A: We are operating in an environment that is becoming increasingly unpredictable. Strategic competitors and different actors are exploiting the openness of our societies, and using available data and information to influence. At the same time, public trust in institutions, in science, and even in governments is weakening and fragmenting, and thus provides vulnerabilities.

  • In addition, technology, especially AI, shapes the future geopolitical environment. Technological advancements have made it easier to manipulate human cognition, exploiting the complexities of human behavior. Therefore, the information environment and our cognitive ability play an even more important role within security and defence.
  • This complex environment will impact how we think, perceive and make decisions at all levels (individual-group-national) and both within the civilian societies and the military context.
  • It is within this broader national and global security context – this complex ecosystem – that Cognitive Warfare plays an important role. Furthermore, these challenges might challenge our national security and defence, as well as influencing our will to defend our nations and NATO.

Q: Given your work on total defense and resilience, what are the most critical vulnerabilities that societies and institutions face today in the cognitive domain? And what practical steps should governments and organizations take to strengthen resilience against manipulation in the information?

A: The strategic and complex information environment causes challenges.
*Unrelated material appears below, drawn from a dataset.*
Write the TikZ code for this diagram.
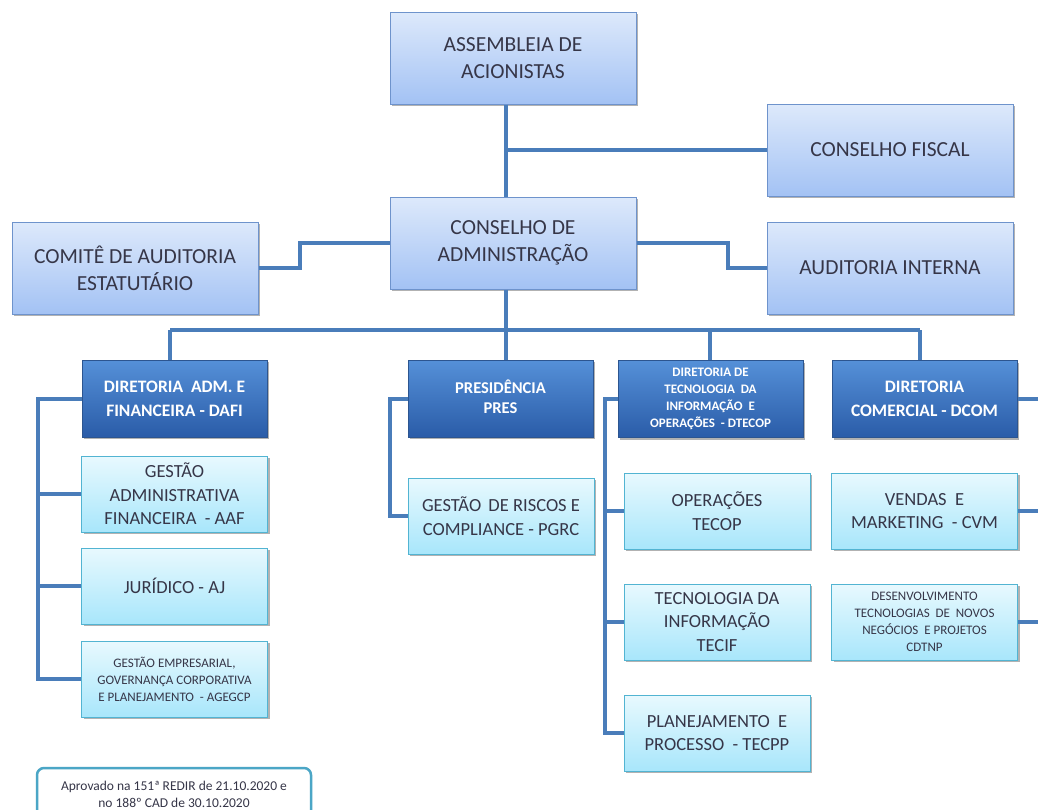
\documentclass[tikz,border=0pt]{standalone}
\usepackage{fontspec}
\setmainfont{Carlito}
\usetikzlibrary{shadows}
\definecolor{txt}{HTML}{363648}
\definecolor{lineC}{HTML}{4A7DBA}
\definecolor{topA}{HTML}{DDE9FB}
\definecolor{topB}{HTML}{A3C2F4}
\definecolor{topD}{HTML}{6E93CC}
\definecolor{dirA}{HTML}{5590D8}
\definecolor{dirB}{HTML}{2A5CA8}
\definecolor{dirD}{HTML}{2C5590}
\definecolor{subA}{HTML}{E8F9FE}
\definecolor{subB}{HTML}{A8E6FB}
\definecolor{subD}{HTML}{52B4D2}
\definecolor{noteD}{HTML}{4BA6C6}
\tikzset{
  base/.style={draw, line width=1pt, align=center, inner sep=2pt,
    drop shadow={shadow xshift=2pt, shadow yshift=-2pt, opacity=0.3, fill=black}},
  topbox/.style={base, draw=topD, top color=topA, bottom color=topB, text=txt,
    font=\fontsize{21.5}{27}\selectfont, minimum width=246, minimum height=92},
  dirbox/.style={base, draw=dirD, top color=dirA, bottom color=dirB, text=white,
    font=\bfseries\fontsize{17.5}{24}\selectfont, minimum width=185, minimum height=77},
  subbox/.style={base, draw=subD, top color=subA, bottom color=subB, text=txt,
    font=\fontsize{18.5}{23.5}\selectfont, minimum width=186, minimum height=76},
  smalltxt/.style={font=\fontsize{13}{17}\selectfont},
  conn/.style={draw=lineC, line width=4pt},
  note/.style={draw=noteD, line width=2.5pt, rounded corners=7pt, fill=white, text=txt,
    align=center, font=\fontsize{13.5}{17}\selectfont, minimum width=274, minimum height=52}
}
\begin{document}
\begin{tikzpicture}[x=1pt,y=-1pt]
\clip (0,0) rectangle (1038,809);
\fill[white] (0,0) rectangle (1038,809);

% coordinates for connector routing
\coordinate (bx) at (506,330);
\coordinate (k1) at (300,0);
\coordinate (k2) at (728,0);
\coordinate (j1) at (506,150);
\coordinate (d1) at (170,330);
\coordinate (d2) at (506,330);
\coordinate (d3) at (710,330);
\coordinate (d4) at (920,330);
\coordinate (c1) at (38,0);
\coordinate (c2) at (390,0);
\coordinate (c3) at (605,0);
\coordinate (e1) at (1045,0);

% top level
\node[topbox] (asm) at (513,58) {ASSEMBLEIA DE\\ACIONISTAS};
\node[topbox] (cf) at (890,150) {CONSELHO FISCAL};
\node[topbox] (ca) at (513,243) {CONSELHO DE\\ADMINISTRAÇÃO};
\node[topbox] (cm) at (135,268) {COMITÊ DE AUDITORIA\\ESTATUTÁRIO};
\node[topbox] (ai) at (890,268) {AUDITORIA INTERNA};

% directorates
\node[dirbox] (dafi) at (174.5,398.5) {DIRETORIA \ ADM. E\\FINANCEIRA - DAFI};
\node[dirbox, font=\bfseries\fontsize{16.5}{20}\selectfont, text depth=4pt] (pres) at (500.5,398.5) {PRESIDÊNCIA\\PRES};
\node[dirbox, font=\bfseries\fontsize{13}{17}\selectfont] (dtecop) at (710.5,399) {DIRETORIA DE\\TECNOLOGIA \ DA\\INFORMAÇÃO \ E\\OPERAÇÕES \ - DTECOP};
\node[dirbox] (dcom) at (924.5,399) {DIRETORIA\\COMERCIAL - DCOM};

% DAFI units
\node[subbox] (aaf) at (174.5,494) {GESTÃO\\ADMINISTRATIVA\\FINANCEIRA \ - AAF};
\node[subbox] (aj) at (174.5,586) {JURÍDICO - AJ};
\node[subbox, smalltxt] (agegcp) at (174.5,679) {GESTÃO EMPRESARIAL,\\GOVERNANÇA CORPORATIVA\\E PLANEJAMENTO \ - AGEGCP};

% PRES units
\node[subbox] (grc) at (501,516) {GESTÃO \,DE RISCOS E\\COMPLIANCE - PGRC};

% DTECOP units
\node[subbox] (tecop) at (717,511) {OPERAÇÕES\\TECOP};
\node[subbox] (tecif) at (717,622) {TECNOLOGIA DA\\INFORMAÇÃO\\TECIF};
\node[subbox] (tecpp) at (717,733) {PLANEJAMENTO \ E\\PROCESSO \ - TECPP};

% DCOM units
\node[subbox] (cvm) at (924.5,511) {VENDAS \ E\\MARKETING \ - CVM};
\node[subbox, font=\fontsize{13}{17}\selectfont] (cdtnp) at (924.5,622) {DESENVOLVIMENTO\\TECNOLOGIAS \ DE \ NOVOS\\NEGÓCIOS \ E PROJETOS\\CDTNP};

% approval note
\node[note] (apr) at (174,794) {Aprovado na 151ª REDIR de 21.10.2020 e\\no 188º CAD de 30.10.2020};

% connectors
\draw[conn] (asm.south -| bx) -- (ca.north -| bx);
\draw[conn] (j1) -- (j1 -| cf.west);
\draw[conn] (ca.west) -- (ca.west -| k1) |- (cm.east);
\draw[conn] (ca.east) -- (ca.east -| k2) |- (ai.west);
\draw[conn] (ca.south -| bx) -- (bx);
\draw[conn] (d1) -- (d4);
\draw[conn] (d1) -- (d1 |- dafi.north);
\draw[conn] (d2) -- (d2 |- pres.north);
\draw[conn] (d3) -- (d3 |- dtecop.north);
\draw[conn] (d4) -- (d4 |- dcom.north);

\draw[conn] (dafi.west) -| (c1 |- agegcp.west) -- (agegcp.west);
\draw[conn] (c1 |- aaf.west) -- (aaf.west);
\draw[conn] (c1 |- aj.west) -- (aj.west);

\draw[conn] (pres.west) -| (c2 |- grc.west) -- (grc.west);

\draw[conn] (dtecop.west) -| (c3 |- tecpp.west) -- (tecpp.west);
\draw[conn] (c3 |- tecop.west) -- (tecop.west);
\draw[conn] (c3 |- tecif.west) -- (tecif.west);

\draw[conn] (dcom.east) -- (dcom.east -| e1);
\draw[conn] (cvm.east) -- (cvm.east -| e1);
\draw[conn] (cdtnp.east) -- (cdtnp.east -| e1);
\end{tikzpicture}
\end{document}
Cognitive warfare is not entirely new, but it is the speed and scale with which it can be conducted. Technology has become more available and affordable for “all” and the technological developments/advancements, e.g. within the digital environment, social media and AI, provides new opportunities, but also vulnerabilities. We need to understand the technological advancements and their enablers and the impact it has on cognitive ability and cognitive effects.

  • However, technological advancements are also positive and provide for instance new ways of processing information and increasing situational awareness. Knowledge about the actors’ intention, the threat space, and social and cultural societies is also needed. Trust is an important element within the cognitive area, trust to information, trustworthy information as well as trust to and within our society are crucial areas to understand.
  • Human cognition is an area that impacts both civilian and military sectors, governments, private and at individual levels. Education, training, leadership, and the understanding of the consequences are needed.
    • This field of complexity (human cognition and technology) also calls out for a coordinated approach from the authorities to actively establish measurements – from a whole-of-society perspective – to defend and secure our nations and NATO.
    • Strengthening resilience against cognitive warfare also strengthens national and NATO’s resilience (Article 3 of the Washington Treaty).

Q: In the context of NATO and great-power competition, how do you see the role of cognitive warfare and information influence evolving in the coming years? Are we adequately prepared, or is there still a gap between technological change and strategic adaptation?

A: The complex security environment we are facing, along with hybrid warfare, technological advancements and strategic competition will continue. Emerging and evolving technologies, e.g AI, can further be manipulated and exploited to encourage instability by undermining truth, and influencing public opinion and trust both within a nation and globally.

  • The need to understand human and technological cognition and cognitive effects will increase. It is difficult to see that information manipulation, influencing and cognitive warfare will decrease in the future due to the evolving strategic geopolitical and technological environment, which could further lead to political polarization and fragmentation impacting our will to defend and secure our values.
  • Another concern is the trust in empirical and scientific information, which could also be likely to decline.